The Gram-Schmidt process finds and eliminates such redundancies among a set of vectors. Another way to eliminate them is to change the direction of projection so that it’s parallel to the other basis vector. In higher-dimensional spaces, that can be generalized to projecting parallel to the given basis vector onto its complement and then subtracting that projection from the original vector, but that’s pretty much what you do when applying the Gram-Schmidt process.

To give a more functional analytic answer to compliment @amd's (excellent) answer, the reason that orthogonal decompositions do not encode redundant information is because of Parseval's identity which is given by $$ \lvert\lvert f \rvert\rvert^{2}= \sum^{\infty}_{i=1}\lvert \langle f,g_{n} \rangle \rvert^{2}$$ and basically means that taking an inner product of a function with an orthogonal basis preserves the energy of a function (i.e. $L^{2}$-norm). It is easy to conclude that orthgonality is always better but this is not always true as sometimes, we can achieve a generalization of Parseval's identity via something called a "frame". We say that a sequence of functions $g_{n}(x)$ satisfy the frame condition if $$ A\lvert\lvert f \rvert\rvert^{2} \leq \sum^{\infty}_{i=1}\lvert \langle f,g_{n} \rangle \rvert^{2} \leq B\lvert\lvert f \rvert\rvert^{2} $$ and this allows us to relax the orthogonality requirement for $g_{n}$. These types of decompositions are particularly important in wavelet analysis, where frames are often much easier to work with than orthonormal bases, especially in industry settings.

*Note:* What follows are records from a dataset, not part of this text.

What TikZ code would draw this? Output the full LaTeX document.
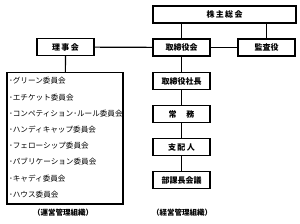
\documentclass[tikz,border=0pt]{standalone}
\usepackage{fontspec}
\newfontfamily\jpfont{Noto Sans CJK JP}
\tikzset{
  yakuin/.style={draw, line width=1.2pt, minimum width=57pt, minimum height=17pt,
    inner sep=0pt, font=\jpfont\bfseries\fontsize{8}{9}\selectfont},
  iin/.style={anchor=west, inner sep=0pt, font=\jpfont\fontsize{7.6}{8}\selectfont},
  soshiki/.style={inner sep=0pt, font=\jpfont\bfseries\fontsize{7.5}{8}\selectfont},
}
\begin{document}
\begin{tikzpicture}[x=1pt, y=1pt, line width=1.2pt]
  \useasboundingbox (0,0) rectangle (300,223);

  % 1. Boxes of the executive side
  \node[yakuin, minimum width=143pt] (kabunushi) at (224.5,208.5) {株\,主\,総\,会};
  \node[yakuin] (torikai) at (181.5,175.5) {取締役会};
  \node[yakuin] (kansa) at (266.5,175.5) {監査役};
  \node[yakuin] (shacho) at (181.5,142) {取締役社長};
  \node[yakuin] (jomu) at (181.5,109) {常\hspace{1.2em}務};
  \node[yakuin] (shihai) at (181.5,76) {支\,配\,人};
  \node[yakuin] (bukacho) at (181.5,43) {部課長会議};

  % 2. Board and committees
  \node[yakuin] (riji) at (65.5,176) {理\,事\,会};
  \node[draw, line width=1.2pt, minimum width=116pt, minimum height=131.5pt,
    inner sep=0pt] (iinkai) at (65,84.75) {};
  \foreach \i/\name in {0/グリーン委員会, 1/エチケット委員会,
      2/コンペティション･ルール委員会, 3/ハンディキャップ委員会,
      4/フェローシップ委員会, 5/パブリケーション委員会,
      6/キャディ委員会, 7/ハウス委員会}
    \node[iin] (iin\i) at (8.5,142-16.2*\i) {･\name};

  % 3. Connectors
  \draw (torikai) -- (torikai |- kabunushi.south);
  \draw (kansa) -- (kansa |- kabunushi.south);
  \draw (riji) -- (torikai);
  \draw (torikai) -- (kansa);
  \draw (torikai) -- (shacho) -- (jomu) -- (shihai) -- (bukacho);
  \draw (riji) -- (iinkai);

  % 4. Captions
  \node[soshiki] (unei) at (63,10) {（運営管理組織）};
  \node[soshiki] (keiei) at (182,10) {（経営管理組織）};

\end{tikzpicture}
\end{document}
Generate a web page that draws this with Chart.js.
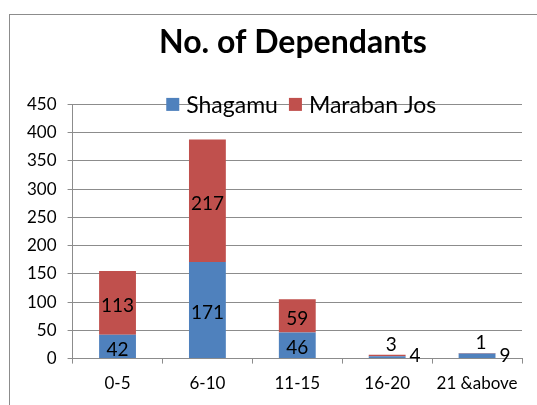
<!DOCTYPE html>
<html>
<head>
<meta charset="utf-8">
<script src="https://cdn.jsdelivr.net/npm/chart.js@4"></script>
<style>
  html, body { margin: 0; padding: 0; background: #fff; overflow: hidden; }
  #frame {
    position: absolute; left: 9px; top: 14px;
    width: 566px; height: 400px;
    border: 1px solid #8c8c8c;
  }
</style>
</head>
<body>
<div id="frame"><canvas id="chart"></canvas></div>
<script>
// Values
const categories = ['0-5', '6-10', '11-15', '16-20', '21 &above'];
const shagamu = [42, 171, 46, 4, 9];
const marabanJos = [113, 217, 59, 3, 1];
const yTicks = [0, 50, 100, 150, 200, 250, 300, 350, 400, 450];

const FONT = 'Lato, "Open Sans", sans-serif';
const GRID = '#8c8c8c';

// data labels: centred in the segment, small ones nudged outside like the original
const segmentLabels = {
  id: 'segmentLabels',
  afterDatasetsDraw(chart) {
    const ctx = chart.ctx;
    const last = chart.data.datasets.length - 1;
    ctx.save();
    ctx.font = '19px ' + FONT;
    ctx.fillStyle = '#000';
    ctx.textBaseline = 'middle';
    chart.data.datasets.forEach((ds, i) => {
      chart.getDatasetMeta(i).data.forEach((bar, j) => {
        const p = bar.getProps(['x', 'y', 'base', 'width'], true);
        const h = p.base - p.y;
        const txt = String(ds.data[j]);
        if (h >= 18) {
          ctx.textAlign = 'center';
          ctx.fillText(txt, p.x, (p.y + p.base) / 2 + 3);
        } else if (i === last) {
          ctx.textAlign = 'center';
          ctx.fillText(txt, p.x + 4, p.y - 10);
        } else {
          ctx.textAlign = 'left';
          ctx.fillText(txt, p.x + p.width / 2 + 4, p.base - 2);
        }
      });
    });
    ctx.restore();
  }
};

// legend sits on top of the plot, across the 450 gridline
const overlayLegend = {
  id: 'overlayLegend',
  afterDraw(chart) {
    const ctx = chart.ctx;
    const area = chart.chartArea;
    const box = 13, gap = 7, between = 11;
    ctx.save();
    ctx.font = '23px ' + FONT;
    ctx.textBaseline = 'middle';
    ctx.textAlign = 'left';
    const items = chart.data.datasets.map(ds => ({
      label: ds.label, color: ds.backgroundColor, w: ctx.measureText(ds.label).width
    }));
    let total = items.reduce((s, it) => s + box + gap + it.w, 0) + between * (items.length - 1);
    let x = (area.left + area.right) / 2 - total / 2 + 4;
    const y = area.top;
    items.forEach(it => {
      ctx.fillStyle = it.color;
      ctx.fillRect(x, y - box / 2, box, box);
      x += box + gap;
      ctx.fillStyle = '#000';
      ctx.fillText(it.label, x, y + 1);
      x += it.w + between;
    });
    ctx.restore();
  }
};

// the title is centred on the whole frame, not on the padded area
const centreTitle = {
  id: 'centreTitle',
  afterLayout(chart) {
    const t = chart.titleBlock;
    if (!t) return;
    t.left = 0;
    t.right = chart.width;
    t.width = chart.width;
  }
};

new Chart(document.getElementById('chart'), {
  type: 'bar',
  data: {
    labels: categories,
    datasets: [
      { label: 'Shagamu', data: shagamu, backgroundColor: '#4F81BD' },
      { label: 'Maraban Jos', data: marabanJos, backgroundColor: '#C0504D' }
    ]
  },
  options: {
    responsive: true,
    maintainAspectRatio: false,
    animation: false,
    layout: { padding: { left: 6, right: 54, bottom: 11 } },
    datasets: { bar: { categoryPercentage: 1, barPercentage: 0.41 } },
    scales: {
      x: {
        stacked: true,
        grid: { drawOnChartArea: false, color: GRID, tickLength: 5 },
        border: { color: GRID },
        ticks: { color: '#000', font: { family: FONT, size: 17 }, padding: 10, maxRotation: 0 }
      },
      y: {
        stacked: true,
        min: 0,
        max: 450,
        afterBuildTicks: scale => { scale.ticks = yTicks.map(v => ({ value: v })); },
        grid: { color: GRID, tickLength: 5 },
        border: { color: GRID },
        ticks: { color: '#000', font: { family: FONT, size: 17 }, padding: 11 }
      }
    },
    plugins: {
      legend: { display: false },
      tooltip: { enabled: false },
      title: {
        display: true,
        text: 'No. of Dependants',
        color: '#000',
        font: { family: FONT, size: 32, weight: 'bold' },
        padding: { top: 8, bottom: 43 }
      }
    }
  },
  plugins: [segmentLabels, overlayLegend, centreTitle]
});
</script>
</body>
</html>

A third aspect (which often is just as important in practice) is that the space of functions you analyze (for a particular application) is likely to be a rather small subset of the set of all possible functions which is what a basis (or frame) ensures us to be able to represent. And the functions you won't encounter you will not need designing your wavelets for.